## START
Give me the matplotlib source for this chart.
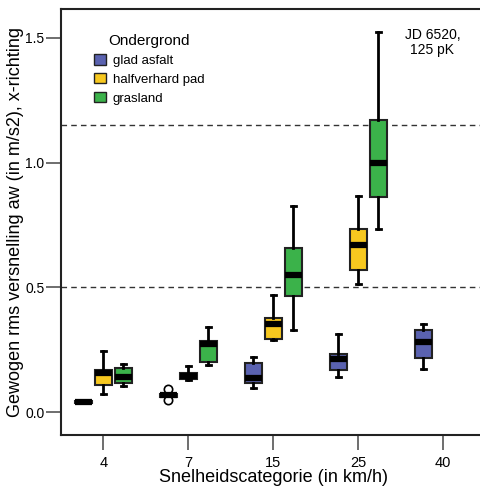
import matplotlib
matplotlib.use("Agg")
import matplotlib.pyplot as plt
from matplotlib.patches import Patch

plt.rcParams['font.family'] = ['Liberation Sans', 'DejaVu Sans']

categories = ['4', '7', '15', '25', '40']
surfaces = ['glad asfalt', 'halfverhard pad', 'grasland']
colors = ['#5a62b0', '#f7c81f', '#3bb24a']

# per surface: list of (category index, wlo, q1, med, q3, whi, outliers)
asfalt = [
    (0, 0.036, 0.037, 0.040, 0.043, 0.044, []),
    (1, 0.060, 0.062, 0.067, 0.072, 0.076, [0.093, 0.048]),
    (2, 0.097, 0.115, 0.136, 0.195, 0.221, []),
    (3, 0.139, 0.167, 0.212, 0.233, 0.312, []),
    (4, 0.173, 0.215, 0.280, 0.328, 0.353, []),
]
halfverhard = [
    (0, 0.073, 0.108, 0.157, 0.168, 0.245, []),
    (1, 0.127, 0.132, 0.146, 0.157, 0.184, []),
    (2, 0.288, 0.293, 0.352, 0.377, 0.471, []),
    (3, 0.513, 0.568, 0.668, 0.735, 0.865, []),
]
grasland = [
    (0, 0.104, 0.117, 0.141, 0.175, 0.192, []),
    (1, 0.188, 0.199, 0.271, 0.285, 0.341, []),
    (2, 0.327, 0.464, 0.548, 0.656, 0.825, []),
    (3, 0.733, 0.864, 1.000, 1.171, 1.525, []),
]
series = [asfalt, halfverhard, grasland]
offsets = [-0.235, 0.0, 0.235]
ref_lines = [0.5, 1.15]

fig = plt.figure(figsize=(4.81, 4.88), dpi=100)
ax = fig.add_axes([0.1268, 0.1086, 0.8825, 0.873])

for ref in ref_lines:
    ax.axhline(ref, color='#333333', lw=1, ls=(0, (4, 3)), zorder=1)

for s, data in enumerate(series):
    stats = []
    pos = []
    for (ci, wlo, q1, med, q3, whi, fl) in data:
        stats.append(dict(whislo=wlo, q1=q1, med=med, q3=q3, whishi=whi, fliers=fl))
        pos.append(ci + 1 + offsets[s])
    ax.bxp(stats, positions=pos, widths=0.2, patch_artist=True,
           boxprops=dict(facecolor=colors[s], edgecolor='#222222', lw=1.5),
           medianprops=dict(color='black', lw=4.5, solid_capstyle='butt'),
           whiskerprops=dict(color='black', lw=2),
           capprops=dict(color='black', lw=2),
           capwidths=0.06,
           flierprops=dict(marker='o', markerfacecolor='white', markeredgecolor='black',
                           markersize=6, mew=1.2),
           manage_ticks=False, zorder=3)

ax.set_xlim(0.5, 5.5)
ax.set_ylim(-0.092, 1.616)
ax.set_xticks(range(1, 6))
ax.set_xticklabels(categories)
ax.set_yticks([0.0, 0.5, 1.0, 1.5])
ax.set_yticklabels(['0.0', '0.5', '1.0', '1.5'])
ax.tick_params(direction='out', length=11, width=1.2, color='#555555',
               labelsize=10, pad=1)
ax.tick_params(axis='x', pad=4, labelsize=10.5)
for sp in ax.spines.values():
    sp.set_linewidth(1.5)
    sp.set_color('#222222')

ax.set_xlabel('Snelheidscategorie (in km/h)', fontsize=13)
ax.set_ylabel('Gewogen rms versnelling aw (in m/s2), x-richting', fontsize=13)
ax.xaxis.set_label_coords(0.5, -0.080)
ax.yaxis.set_label_coords(-0.086, 0.5)

handles = [Patch(facecolor=c, edgecolor='#222222', lw=1) for c in colors]
leg = ax.legend(handles, surfaces, title='Ondergrond', loc='upper left',
                bbox_to_anchor=(0.05, 0.97), frameon=False, fontsize=9.5,
                title_fontsize=11, handlelength=0.9, handleheight=0.9,
                handletextpad=0.5, labelspacing=0.45)

ax.text(0.875, 0.955, 'JD 6520,\n125 pK', transform=ax.transAxes, ha='center',
        va='top', fontsize=10, linespacing=1.1)

fig.savefig('out.png', dpi=100)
## END
Task details:
Go from the first line of the listing to the line holding "ax.axhline(ref, color='#333333', lw=1, ls=(0, (4, 3)), zorder=1)" and, please, transcribe those lines exactly, both included, with no pictures.

Solution to this exercise:
Give me the matplotlib source for this chart.
import matplotlib
matplotlib.use("Agg")
import matplotlib.pyplot as plt
from matplotlib.patches import Patch

plt.rcParams['font.family'] = ['Liberation Sans', 'DejaVu Sans']

categories = ['4', '7', '15', '25', '40']
surfaces = ['glad asfalt', 'halfverhard pad', 'grasland']
colors = ['#5a62b0', '#f7c81f', '#3bb24a']

# per surface: list of (category index, wlo, q1, med, q3, whi, outliers)
asfalt = [
    (0, 0.036, 0.037, 0.040, 0.043, 0.044, []),
    (1, 0.060, 0.062, 0.067, 0.072, 0.076, [0.093, 0.048]),
    (2, 0.097, 0.115, 0.136, 0.195, 0.221, []),
    (3, 0.139, 0.167, 0.212, 0.233, 0.312, []),
    (4, 0.173, 0.215, 0.280, 0.328, 0.353, []),
]
halfverhard = [
    (0, 0.073, 0.108, 0.157, 0.168, 0.245, []),
    (1, 0.127, 0.132, 0.146, 0.157, 0.184, []),
    (2, 0.288, 0.293, 0.352, 0.377, 0.471, []),
    (3, 0.513, 0.568, 0.668, 0.735, 0.865, []),
]
grasland = [
    (0, 0.104, 0.117, 0.141, 0.175, 0.192, []),
    (1, 0.188, 0.199, 0.271, 0.285, 0.341, []),
    (2, 0.327, 0.464, 0.548, 0.656, 0.825, []),
    (3, 0.733, 0.864, 1.000, 1.171, 1.525, []),
]
series = [asfalt, halfverhard, grasland]
offsets = [-0.235, 0.0, 0.235]
ref_lines = [0.5, 1.15]

fig = plt.figure(figsize=(4.81, 4.88), dpi=100)
ax = fig.add_axes([0.1268, 0.1086, 0.8825, 0.873])

for ref in ref_lines:
    ax.axhline(ref, color='#333333', lw=1, ls=(0, (4, 3)), zorder=1)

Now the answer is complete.